Die beiden Reizfiguren symbolisieren zwei der zentralen Versäumnisse des ANC. Malema möchte beispielsweise die Banken verstaatlichen und weiße Farmer enteignen. Mit diesen radikalen Positionen verkörpert er eine fast vergessene Traditionslinie des ANC, der einst als kommunistisch galt und sich von Anfang an nicht nur rechtliche Gleichheit der Schwarzen, sondern auch sozialen Ausgleich auf die Fahnen geschrieben hatte.
Mugabe ist das schlimmste Beispiel für einen einstigen Freiheitskämpfer, der die Freiheit nun nicht gegen sich gerichtet sehen will und darob zum Diktator geworden ist. Dass Demokratie im Zweifel auch Opposition bedeuten oder sogar dazu führen kann, dass der ANC seine Macht verliert – das will in der Partei niemand hören. «Die traurige Wahrheit ist, dass ausgerechnet der ANC heute zur Gefahr für unsere Freiheit, für unsere Verfassung und für unseren Wohlstand geworden ist», meinte unlängst Enthüllungsjournalist Max du Preez, ein langjähriger Unterstützer des ANC.
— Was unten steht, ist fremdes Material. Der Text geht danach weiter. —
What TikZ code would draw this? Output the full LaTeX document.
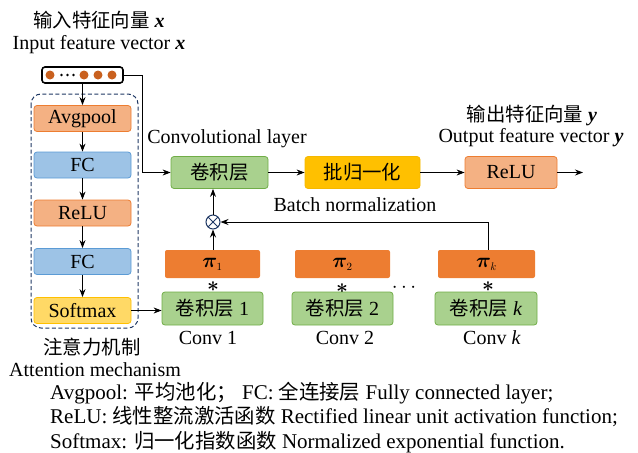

Was der Afrikanische Nationalkongress derzeit vielleicht am dringendsten braucht, ist eine Führungsfigur mit dem Weitblick, der moralischen Autorität und der Bescheidenheit Nelson Mandelas. Dem ANC verdanke er «alles in seinem Leben Erreichte», hat der Friedensnobelpreisträger einmal gesagt, der seit Ende der 1940er Jahre Führungspositionen im ANC inne hatte und von 1991 bis 1997 an seiner Spitze stand. Doch Mandela wird am Jubiläum nicht teilnehmen, sondern lediglich eine Grußbotschaft schicken. Der 93-Jährige sei zu gebrechlich, so die Partei. Manch einer in der Führungsriege wird nicht traurig darüber sein. Denn neben der Lichtgestalt Mandela würden viele der aktuellen ANC-Führer blass wirken – oder wie Halunken.